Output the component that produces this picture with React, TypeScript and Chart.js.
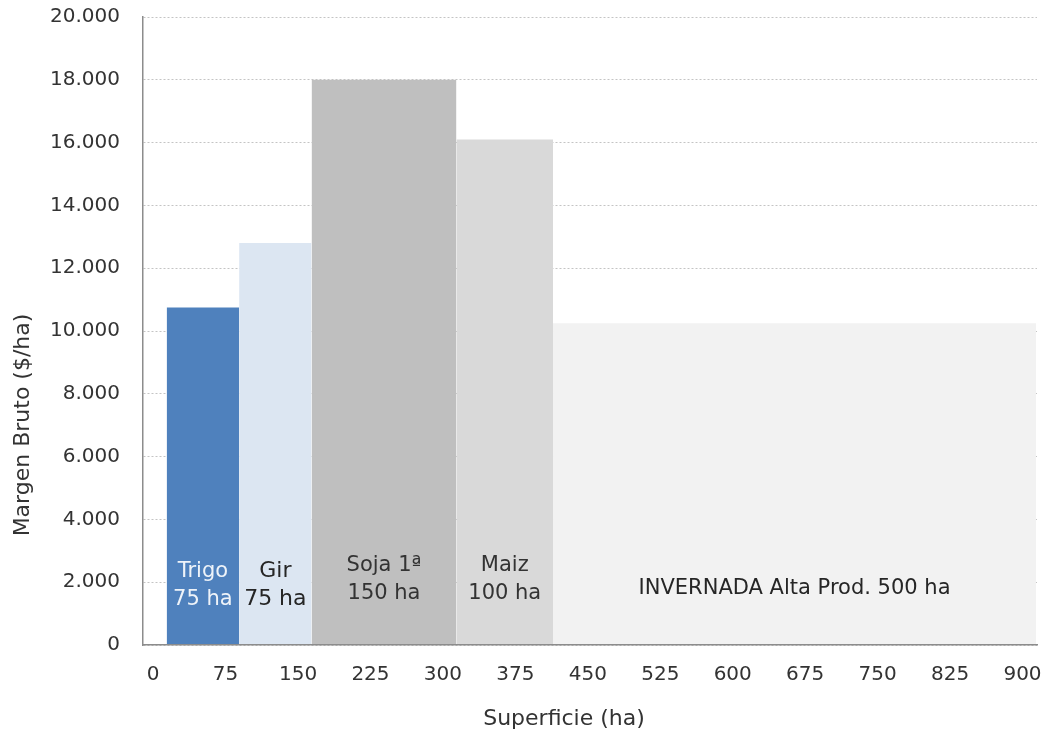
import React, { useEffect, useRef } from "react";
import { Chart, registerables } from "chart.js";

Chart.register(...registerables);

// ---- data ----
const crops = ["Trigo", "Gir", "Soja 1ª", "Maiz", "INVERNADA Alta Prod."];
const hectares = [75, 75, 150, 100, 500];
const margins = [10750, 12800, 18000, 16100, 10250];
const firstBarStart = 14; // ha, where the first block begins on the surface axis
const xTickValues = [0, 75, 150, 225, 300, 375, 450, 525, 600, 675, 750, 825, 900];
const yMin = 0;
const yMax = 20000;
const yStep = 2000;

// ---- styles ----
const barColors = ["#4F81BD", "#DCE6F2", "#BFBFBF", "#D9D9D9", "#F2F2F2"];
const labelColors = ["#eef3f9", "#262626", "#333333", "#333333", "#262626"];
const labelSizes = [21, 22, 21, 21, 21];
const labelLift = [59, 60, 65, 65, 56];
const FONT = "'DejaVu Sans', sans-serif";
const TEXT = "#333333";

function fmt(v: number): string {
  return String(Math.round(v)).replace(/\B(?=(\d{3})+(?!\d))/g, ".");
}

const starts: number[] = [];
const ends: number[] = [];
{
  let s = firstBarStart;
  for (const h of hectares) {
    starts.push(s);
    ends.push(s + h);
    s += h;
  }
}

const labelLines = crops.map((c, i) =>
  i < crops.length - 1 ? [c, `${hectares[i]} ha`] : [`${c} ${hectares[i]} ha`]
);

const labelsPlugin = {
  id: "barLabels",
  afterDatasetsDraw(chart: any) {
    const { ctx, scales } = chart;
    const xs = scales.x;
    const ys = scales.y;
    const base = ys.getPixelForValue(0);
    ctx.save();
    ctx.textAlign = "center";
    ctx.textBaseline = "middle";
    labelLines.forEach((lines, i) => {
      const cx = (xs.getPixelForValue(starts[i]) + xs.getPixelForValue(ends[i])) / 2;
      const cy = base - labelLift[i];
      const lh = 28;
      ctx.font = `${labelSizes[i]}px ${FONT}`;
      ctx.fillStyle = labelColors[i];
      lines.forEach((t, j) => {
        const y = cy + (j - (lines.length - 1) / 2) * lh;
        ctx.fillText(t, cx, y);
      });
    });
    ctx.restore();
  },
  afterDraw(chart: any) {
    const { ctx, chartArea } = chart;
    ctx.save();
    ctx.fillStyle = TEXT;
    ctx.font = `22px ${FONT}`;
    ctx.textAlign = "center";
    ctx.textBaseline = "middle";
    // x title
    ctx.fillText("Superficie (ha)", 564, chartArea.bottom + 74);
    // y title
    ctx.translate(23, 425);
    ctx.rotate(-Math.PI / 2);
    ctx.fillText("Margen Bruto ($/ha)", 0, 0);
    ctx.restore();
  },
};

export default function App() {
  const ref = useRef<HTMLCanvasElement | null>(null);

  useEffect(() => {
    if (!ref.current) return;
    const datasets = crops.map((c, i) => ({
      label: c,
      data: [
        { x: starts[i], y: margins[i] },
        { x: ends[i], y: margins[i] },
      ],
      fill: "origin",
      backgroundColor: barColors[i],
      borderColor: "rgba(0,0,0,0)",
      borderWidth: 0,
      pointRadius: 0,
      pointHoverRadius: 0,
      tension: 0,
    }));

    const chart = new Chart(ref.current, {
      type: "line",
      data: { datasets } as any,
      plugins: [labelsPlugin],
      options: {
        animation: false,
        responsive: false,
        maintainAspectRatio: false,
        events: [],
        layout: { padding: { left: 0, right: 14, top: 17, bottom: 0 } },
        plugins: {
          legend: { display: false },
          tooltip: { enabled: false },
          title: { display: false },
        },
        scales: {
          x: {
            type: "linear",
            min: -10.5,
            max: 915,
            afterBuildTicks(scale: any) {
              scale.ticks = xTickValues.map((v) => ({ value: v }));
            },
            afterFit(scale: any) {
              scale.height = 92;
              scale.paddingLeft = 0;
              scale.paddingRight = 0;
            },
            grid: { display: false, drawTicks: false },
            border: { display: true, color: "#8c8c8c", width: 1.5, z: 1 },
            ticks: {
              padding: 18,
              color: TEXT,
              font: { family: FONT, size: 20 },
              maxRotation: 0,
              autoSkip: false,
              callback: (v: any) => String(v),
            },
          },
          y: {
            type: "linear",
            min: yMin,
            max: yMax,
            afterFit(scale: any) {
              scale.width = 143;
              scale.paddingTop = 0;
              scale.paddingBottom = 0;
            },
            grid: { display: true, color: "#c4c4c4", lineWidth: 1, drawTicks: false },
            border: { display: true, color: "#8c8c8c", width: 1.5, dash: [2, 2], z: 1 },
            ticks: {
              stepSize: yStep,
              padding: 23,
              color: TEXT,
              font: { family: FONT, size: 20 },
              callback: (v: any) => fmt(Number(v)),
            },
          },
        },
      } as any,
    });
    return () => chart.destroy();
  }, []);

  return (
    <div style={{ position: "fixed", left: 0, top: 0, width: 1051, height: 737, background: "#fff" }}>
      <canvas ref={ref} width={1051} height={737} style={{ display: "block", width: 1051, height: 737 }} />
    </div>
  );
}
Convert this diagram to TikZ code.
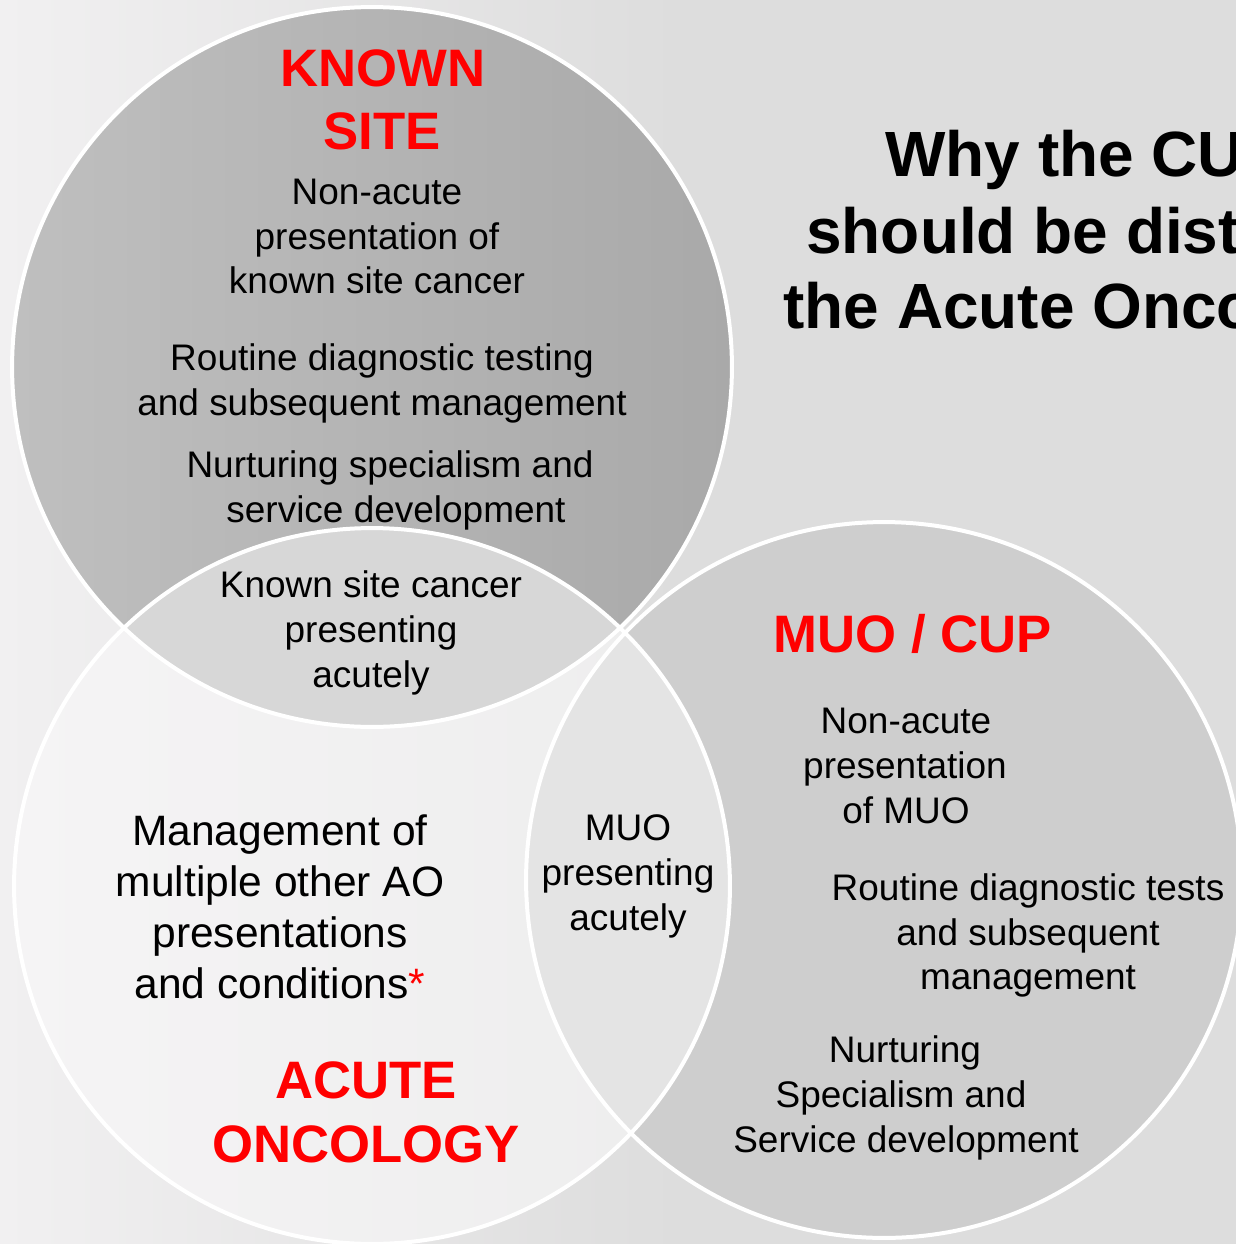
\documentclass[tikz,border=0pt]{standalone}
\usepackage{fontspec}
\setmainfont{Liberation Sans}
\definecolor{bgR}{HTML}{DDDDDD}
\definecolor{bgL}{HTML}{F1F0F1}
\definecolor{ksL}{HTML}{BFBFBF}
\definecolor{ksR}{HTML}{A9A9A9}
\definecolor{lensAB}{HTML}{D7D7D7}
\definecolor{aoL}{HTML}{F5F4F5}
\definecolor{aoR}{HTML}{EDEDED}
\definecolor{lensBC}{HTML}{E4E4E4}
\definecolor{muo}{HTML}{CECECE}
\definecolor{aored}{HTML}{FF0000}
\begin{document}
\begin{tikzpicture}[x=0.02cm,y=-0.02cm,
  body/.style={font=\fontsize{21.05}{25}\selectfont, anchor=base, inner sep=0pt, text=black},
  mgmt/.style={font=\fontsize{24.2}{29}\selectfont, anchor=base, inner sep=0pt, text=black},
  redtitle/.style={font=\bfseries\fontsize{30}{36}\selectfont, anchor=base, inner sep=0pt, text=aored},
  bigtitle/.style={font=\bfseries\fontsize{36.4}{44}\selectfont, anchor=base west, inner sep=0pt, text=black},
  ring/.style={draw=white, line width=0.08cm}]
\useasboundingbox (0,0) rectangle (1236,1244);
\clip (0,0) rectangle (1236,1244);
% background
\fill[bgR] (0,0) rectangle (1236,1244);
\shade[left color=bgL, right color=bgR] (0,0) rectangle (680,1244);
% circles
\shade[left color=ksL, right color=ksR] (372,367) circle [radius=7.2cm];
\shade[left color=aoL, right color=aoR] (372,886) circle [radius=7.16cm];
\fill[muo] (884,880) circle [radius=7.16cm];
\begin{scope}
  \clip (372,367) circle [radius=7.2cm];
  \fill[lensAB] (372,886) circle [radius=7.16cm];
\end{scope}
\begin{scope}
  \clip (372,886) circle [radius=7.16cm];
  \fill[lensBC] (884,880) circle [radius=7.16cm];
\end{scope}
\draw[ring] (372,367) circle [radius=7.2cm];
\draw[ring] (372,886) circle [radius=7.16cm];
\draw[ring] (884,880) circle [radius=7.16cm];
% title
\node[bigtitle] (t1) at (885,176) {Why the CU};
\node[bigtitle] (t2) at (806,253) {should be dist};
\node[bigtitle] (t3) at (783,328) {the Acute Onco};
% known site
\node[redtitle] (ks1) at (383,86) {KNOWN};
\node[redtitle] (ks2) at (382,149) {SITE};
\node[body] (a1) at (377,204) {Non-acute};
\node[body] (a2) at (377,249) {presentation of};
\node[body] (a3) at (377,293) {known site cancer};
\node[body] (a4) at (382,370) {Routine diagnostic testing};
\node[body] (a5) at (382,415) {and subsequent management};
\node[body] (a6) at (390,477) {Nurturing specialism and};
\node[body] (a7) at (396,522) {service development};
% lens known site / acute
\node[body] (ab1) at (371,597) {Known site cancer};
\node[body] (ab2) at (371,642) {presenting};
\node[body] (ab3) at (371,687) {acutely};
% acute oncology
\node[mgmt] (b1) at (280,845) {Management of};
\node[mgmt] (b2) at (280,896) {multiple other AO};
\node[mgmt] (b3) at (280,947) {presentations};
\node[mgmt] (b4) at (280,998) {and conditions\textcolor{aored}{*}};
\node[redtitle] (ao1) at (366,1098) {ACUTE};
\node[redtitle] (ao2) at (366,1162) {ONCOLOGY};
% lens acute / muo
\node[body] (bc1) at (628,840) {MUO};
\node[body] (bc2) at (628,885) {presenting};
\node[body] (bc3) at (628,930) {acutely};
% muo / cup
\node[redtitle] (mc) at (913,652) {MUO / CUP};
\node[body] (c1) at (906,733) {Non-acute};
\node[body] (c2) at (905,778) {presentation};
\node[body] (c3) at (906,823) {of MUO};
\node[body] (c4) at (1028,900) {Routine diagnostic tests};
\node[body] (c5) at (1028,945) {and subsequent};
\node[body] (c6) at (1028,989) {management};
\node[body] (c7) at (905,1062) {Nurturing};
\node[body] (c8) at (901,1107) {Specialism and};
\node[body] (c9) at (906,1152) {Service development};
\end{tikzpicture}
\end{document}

════════════════════

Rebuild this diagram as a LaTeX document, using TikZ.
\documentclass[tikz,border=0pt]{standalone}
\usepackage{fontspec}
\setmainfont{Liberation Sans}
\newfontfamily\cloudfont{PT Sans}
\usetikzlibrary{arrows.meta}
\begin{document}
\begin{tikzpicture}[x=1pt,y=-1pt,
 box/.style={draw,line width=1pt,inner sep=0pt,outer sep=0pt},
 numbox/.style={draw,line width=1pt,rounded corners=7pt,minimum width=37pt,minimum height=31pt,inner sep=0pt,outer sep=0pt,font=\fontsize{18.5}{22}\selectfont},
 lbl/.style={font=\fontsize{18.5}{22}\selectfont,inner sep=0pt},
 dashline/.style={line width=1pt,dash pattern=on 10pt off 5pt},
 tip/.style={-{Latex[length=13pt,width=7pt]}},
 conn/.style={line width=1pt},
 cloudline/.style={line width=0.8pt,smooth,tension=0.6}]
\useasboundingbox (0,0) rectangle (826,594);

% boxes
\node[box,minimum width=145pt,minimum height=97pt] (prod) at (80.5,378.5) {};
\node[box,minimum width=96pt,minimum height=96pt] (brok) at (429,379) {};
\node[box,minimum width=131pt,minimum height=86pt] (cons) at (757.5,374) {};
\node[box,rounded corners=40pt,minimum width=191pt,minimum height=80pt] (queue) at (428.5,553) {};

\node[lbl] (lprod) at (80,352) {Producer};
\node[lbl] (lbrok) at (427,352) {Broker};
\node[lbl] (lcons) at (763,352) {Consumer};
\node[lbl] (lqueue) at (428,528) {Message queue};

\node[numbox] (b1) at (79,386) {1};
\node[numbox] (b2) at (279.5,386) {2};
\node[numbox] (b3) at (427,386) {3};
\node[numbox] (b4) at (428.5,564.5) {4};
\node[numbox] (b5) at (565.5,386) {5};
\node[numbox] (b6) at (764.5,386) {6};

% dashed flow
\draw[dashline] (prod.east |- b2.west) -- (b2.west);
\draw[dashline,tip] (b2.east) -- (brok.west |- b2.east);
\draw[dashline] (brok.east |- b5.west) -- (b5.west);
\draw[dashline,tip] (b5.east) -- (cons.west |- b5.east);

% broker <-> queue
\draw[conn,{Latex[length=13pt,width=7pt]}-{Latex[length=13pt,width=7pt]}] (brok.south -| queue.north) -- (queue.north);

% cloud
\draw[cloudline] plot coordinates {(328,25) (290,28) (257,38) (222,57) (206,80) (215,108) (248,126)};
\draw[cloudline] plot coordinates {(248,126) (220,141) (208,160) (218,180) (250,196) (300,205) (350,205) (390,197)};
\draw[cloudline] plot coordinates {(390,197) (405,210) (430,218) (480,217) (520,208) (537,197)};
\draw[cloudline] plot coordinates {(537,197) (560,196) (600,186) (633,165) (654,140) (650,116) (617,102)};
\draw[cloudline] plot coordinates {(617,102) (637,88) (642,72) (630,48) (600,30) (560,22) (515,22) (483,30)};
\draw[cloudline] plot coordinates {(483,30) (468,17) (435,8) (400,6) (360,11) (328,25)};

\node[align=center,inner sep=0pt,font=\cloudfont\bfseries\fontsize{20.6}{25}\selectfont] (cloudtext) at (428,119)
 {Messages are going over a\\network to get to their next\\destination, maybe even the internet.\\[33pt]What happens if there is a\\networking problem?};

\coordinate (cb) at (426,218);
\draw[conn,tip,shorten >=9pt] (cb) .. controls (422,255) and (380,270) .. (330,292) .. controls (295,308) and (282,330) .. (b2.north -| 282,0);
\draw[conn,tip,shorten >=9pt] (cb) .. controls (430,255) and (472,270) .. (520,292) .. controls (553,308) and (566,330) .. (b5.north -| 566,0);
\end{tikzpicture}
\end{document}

════════════════════

## What the task asks
Check each line above for the string "React", then copy the ones that have it.

## Expected answer
Output the component that produces this picture with React, TypeScript and Chart.js.
import React, { useEffect, useRef } from "react";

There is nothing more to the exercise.